Knnscoredistance
Purpose
Calculate the average distance to the k-Nearest Neighbors in score space for calibration or prediction data. The KNN distance provides an estimate of how unique a sample in the score space of a model.
Synopsis
- distance = knnscoredistance(model,k,options)
- distance = knnscoredistance(model,pred,k,options)
Description
Given a factor-based model (PCA, PLS, PCR, MCR, etc), the KNN Score Distance gives the average distance to the k nearest neighbors in score space for each sample. This value is an indication of how well sampled the given region of the scores space was in the original model.
The KNN Score Distance is larger for samples which fall in lower-populated regions of score space. This may be a region within the score space or on the edges of the score space. Samples which have uniquely high leverage (Hotelling's T^2) will typically have large KNN score distance because they are on the edges of the sampled space and have fewer close neighbors than samples which fall in the middle of a cluster of samples.
For calibration data, high-distance indicates samples which may have high leverage and/or are otherwise unique in the score space. Adding samples like the high-distance samples may help stabilize a model.
For prediction data, high-distance indicates samples which appeared in regions of score space which were not well sampled by the calibration data. If there are underlying non-linear responses in the data, samples with high score distance may not be as accurate in their predictions.

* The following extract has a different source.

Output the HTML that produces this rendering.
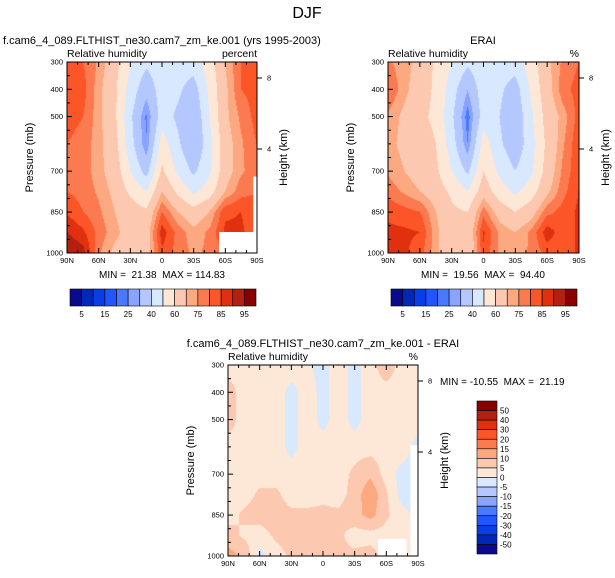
<!DOCTYPE html>
<html><head><meta charset="utf-8"><style>
body{margin:0;background:#fff;width:615px;height:578px;overflow:hidden;position:relative;font-family:"Liberation Sans",Arial,sans-serif}
canvas{position:absolute}
svg{position:absolute;left:0;top:0}
text{white-space:pre}
</style></head><body>
<canvas id="c1" width="190" height="191" style="left:67px;top:62px"></canvas>
<canvas id="c2" width="191" height="191" style="left:388px;top:62px"></canvas>
<canvas id="c3" width="190" height="191" style="left:228px;top:365px"></canvas>
<svg id="s" width="615" height="578"></svg>
<script>
const lats=[90,75,60,45,30,15,0,-15,-30,-45,-60,-75,-90];
const levels=[300,400,500,600,700,775,850,925,1000];
const modelRH=[
[84,80,74,64,50,42,46,45,45,55,70,80,84],
[83,82,72,62,46,33,45,42,35,52,68,80,82],
[82,80,72,62,42,24,45,38,30,50,68,76,82],
[80,78,72,64,44,25,55,42,30,46,66,74,80],
[80,78,72,66,50,36,62,48,38,48,66,74,78],
[80,78,74,68,58,50,70,58,48,55,70,78,80],
[84,80,76,70,65,62,80,70,64,70,84,85,82],
[90,86,78,72,66,65,88,78,72,76,86,86,82],
[95,92,76,68,66,66,84,78,74,76,80,80,80]];
const eraiRH=[
[76,72,68,58,50,42,48,45,45,55,68,76,80],
[80,72,65,58,45,30,46,42,35,52,66,78,82],
[74,68,62,58,42,22,45,40,32,48,64,72,82],
[72,68,65,60,45,25,55,42,33,46,62,74,84],
[74,70,66,62,50,38,60,48,40,48,64,76,84],
[78,74,70,65,58,50,66,55,48,55,68,78,85],
[84,82,80,70,62,60,78,66,60,66,78,82,86],
[86,86,85,72,62,62,86,74,70,76,88,82,86],
[88,86,82,72,62,60,84,74,72,76,82,82,86]];
const diffRH=[
[3,3,3,3,3,1,-2,3,-2,3,8,3,3],
[7,3,3,3,-2,3,-2,3,-2,3,3,3,3],
[7,3,3,3,-2,3,-2,3,-2,3,3,3,3],
[3,3,3,3,-2,3,3,3,3,3,3,3,-2],
[3,3,3,3,3,3,3,3,6,9,3,-2,-2],
[3,3,6,6,3,3,4,3,7,14,6,-2,-2],
[3,6,7,7,6,6,6,6,8,12,6,2,-2],
[7,4,3,6,7,7,6,6,3,3,3,3,3],
[12,9,-2,3,6,6,6,6,6,7,3,3,3]];
const absLevels=[5,10,15,20,25,30,40,50,60,70,75,80,85,90,95];
const absLabels=["5","15","25","40","60","75","85","95"];
const diffLevels=[-50,-40,-30,-20,-15,-10,-5,0,5,10,15,20,30,40,50];
const diffLabels=["50","40","30","20","15","10","5","0","-5","-10","-15","-20","-30","-40","-50"];
const colors=["#0a0a8a","#0028b8","#0a3de6","#2255ff","#4a78ff","#88a4ff","#b4c8ff","#d8e8ff","#fde8d8","#fdc8b0","#fca880","#fb7a50","#fb5528","#e03010","#b42010","#8a0000"];
const rgb=colors.map(c=>[1,3,5].map(i=>parseInt(c.substr(i,2),16)));

function sample(grid,lat,p){
  let fi=(90-lat)/15; let i=Math.min(11,Math.floor(fi)); let tx=fi-i;
  let j=0; while(j<levels.length-2 && p>levels[j+1]) j++;
  let ty=(p-levels[j])/(levels[j+1]-levels[j]);
  const a=grid[j][i],b=grid[j][i+1],c=grid[j+1][i],d=grid[j+1][i+1];
  return (a*(1-tx)+b*tx)*(1-ty)+(c*(1-tx)+d*tx)*ty;
}
function draw(id,grid,lv){
  const cv=document.getElementById(id),ctx=cv.getContext('2d');
  const W=cv.width,H=cv.height,img=ctx.createImageData(W,H);
  for(let y=0;y<H;y++)for(let x=0;x<W;x++){
    const lat=90-x/(W-1)*180,p=300+y/(H-1)*700;
    const v=sample(grid,lat,p);
    let k=0; while(k<lv.length && v>=lv[k]) k++;
    const o=(y*W+x)*4; img.data[o]=rgb[k][0];img.data[o+1]=rgb[k][1];img.data[o+2]=rgb[k][2];img.data[o+3]=255;
  }
  ctx.putImageData(img,0,0);
}
draw('c1',modelRH,absLevels);draw('c2',eraiRH,absLevels);draw('c3',diffRH,diffLevels);

const svg=document.getElementById('s');const NS='http://www.w3.org/2000/svg';
function el(t,attrs,txt){const e=document.createElementNS(NS,t);for(const k in attrs)e.setAttribute(k,attrs[k]);if(txt!=null)e.textContent=txt;svg.appendChild(e);return e;}
function text(x,y,s,size,anchor,name,extra){const e=el('text',Object.assign({x:x,y:y,'font-size':size,'text-anchor':anchor||'start','font-family':'Liberation Sans, Arial, sans-serif',fill:'#000'},extra||{}),s);

return e;}

text(307,18,'DJF',16,'middle','main-title');

function panel(L,T,W,H,title,titleX,titleAnchor,unit,minmax,mmX,mmY,mmAnchor,pfx,whites){
  whites.forEach(r=>{const w=el('rect',{x:L+r[0]*W,y:T+r[1]*H,width:r[2]*W,height:r[3]*H,fill:'#fff'});
  
  });
  const fr=el('rect',{x:L,y:T,width:W,height:H,fill:'none',stroke:'#000','stroke-width':1});
  
  
  const px=lat=>L+(90-lat)/180*W, py=p=>T+(p-300)/700*H;
  for(let lat=90;lat>=-90;lat-=10){const maj=lat%30===0;const len=maj?5:3;
    el('line',{x1:px(lat),x2:px(lat),y1:T+H,y2:T+H-len,stroke:'#000'});
    el('line',{x1:px(lat),x2:px(lat),y1:T,y2:T+len,stroke:'#000'});
    if(maj){const lab=lat===0?'0':Math.abs(lat)+(lat>0?'N':'S');text(px(lat),T+H+10,lab,7.5,'middle',pfx+'-x-tick-label');}}
  for(let p=300;p<=1000;p+=50){const maj=[300,400,500,700,850,1000].includes(p);const len=maj?5:3;
    el('line',{x1:L,x2:L+len,y1:py(p),y2:py(p),stroke:'#000'});
    if(maj)text(L-4,py(p)+2.5,String(p),7.5,'end',pfx+'-y-tick-label');}
  [[8,T+16],[4,T+87]].forEach(h=>{el('line',{x1:L+W,x2:L+W+5,y1:h[1],y2:h[1],stroke:'#000'});text(L+W+10,h[1]+2.5,String(h[0]),7.5,'start',pfx+'-height-tick-label');});
  text(L-34,T+H/2,'Pressure (mb)',11,'middle',pfx+'-y-axis-title',{transform:`rotate(-90 ${L-34} ${T+H/2})`});
  text(L+W+30,T+H/2,'Height (km)',11,'middle',pfx+'-height-axis-title',{transform:`rotate(-90 ${L+W+30} ${T+H/2})`});
  text(titleX,T-18,title,11,titleAnchor,pfx+'-title');
  text(L,T-5,'Relative humidity',10.5,'start',pfx+'-variable-label');
  text(L+W,T-5,unit,10.5,'end',pfx+'-units-label');
  text(mmX,mmY,minmax,10,mmAnchor,pfx+'-min-max');
}
panel(67,62,190,191,'f.cam6_4_089.FLTHIST_ne30.cam7_zm_ke.001 (yrs 1995-2003)',3,'start','percent','MIN =  21.38  MAX = 114.83',162,278,'middle','model',[[0.8,0.89,0.2,0.11],[0.98,0.6,0.02,0.4]]);
panel(388,62,191,191,'ERAI',483,'middle','%','MIN =  19.56  MAX =  94.40',483,278,'middle','erai',[]);
panel(228,365,190,191,'f.cam6_4_089.FLTHIST_ne30.cam7_zm_ke.001 - ERAI',323,'middle','%','MIN = -10.55  MAX =  21.19',440,385,'start','diff',[[0.79,0.91,0.15,0.09],[0.96,0.42,0.04,0.58]]);

function hbar(L,T,W,H,pfx){
  const bw=W/colors.length;
  colors.forEach((c,i)=>{const r=el('rect',{x:L+i*bw,y:T,width:bw,height:H,fill:c,stroke:'#000','stroke-width':0.6});
  
  });
  absLabels.forEach((s,k)=>text(L+(2*k+1)*bw,T+H+11,s,8,'middle',pfx+'-colorbar-label'));
}
hbar(70,289,186,17,'model');hbar(391,289,186,17,'erai');
(function(){const L=477,T=401,W=20,H=153,bh=H/colors.length;
  colors.slice().reverse().forEach((c,i)=>{const r=el('rect',{x:L,y:T+i*bh,width:W,height:bh,fill:c,stroke:'#000','stroke-width':0.6});
  
  });
  diffLabels.forEach((s,k)=>text(L+W+3,T+(k+1)*bh+3,s,8,'start','diff-colorbar-label'));
})();
</script>
</body></html>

If only a model and number of neighbors is given, the KNN Distance for the calibration set is calculated (this can be used as a reference for what is acceptable for a test sample). If both a model and a prediction structure are input along with the number of neighbors, the KNN Distance is calculated for the prediction samples.
KNN Distance with k=1 is equivalent to the Nearest Neighbor Distance described in the ASTM standard D6122-06 "Standard Practice for Validation of the Performance of Multivariate Process Infrared Spectrophotometers" Section A3 Outlier Detection Methods sub-section A3.4 Nearest Neighbor Distance.
Inputs
- model = a standard model structure for factor-based model.
Optional Inputs
- pred = a standard prediction structure from applying model to new data (e.g. output from PCA call: pred = pca(x,modl,options);)
- k = scalar value indicating the number of neighbors to which distance should be calculated and averaged over. If omitted or empty [], k=3 is used.
- Optional input options is discussed below.
Outputs
- distance = the average distance of each sample in model or pred to the k nearest neighbors in the calibration data (model).
Options
options = a structure array with the following fields:
- maxsamples: [ 2000 ], Maximum number of samples for which score distance will be calculated for. If a dataset (model or prediction) has more than this number of samples, the score distance will be returned as all NaN's. This is because the algorithm can be quite slow with many samples.
Example
Below is a plot of the synthetic "doughnut" data created using:
s = randn(500,2); %create random vectors sc = [sin(s(:,1)*2*pi).*(4+s(:,2)),cos(s(:,1)*2*pi).*(4+s(:,2))]; pca(sc,2); %calculate PCA model (and plot scores)
The color of each point represents the average distance in score space to given sample's 3 closest neighbors. The key for color is shown on the bar on the right of the figure and given in geometric distance.
Note that the samples on the inner and outer edges of the doughnut show higher distance to their neighbors.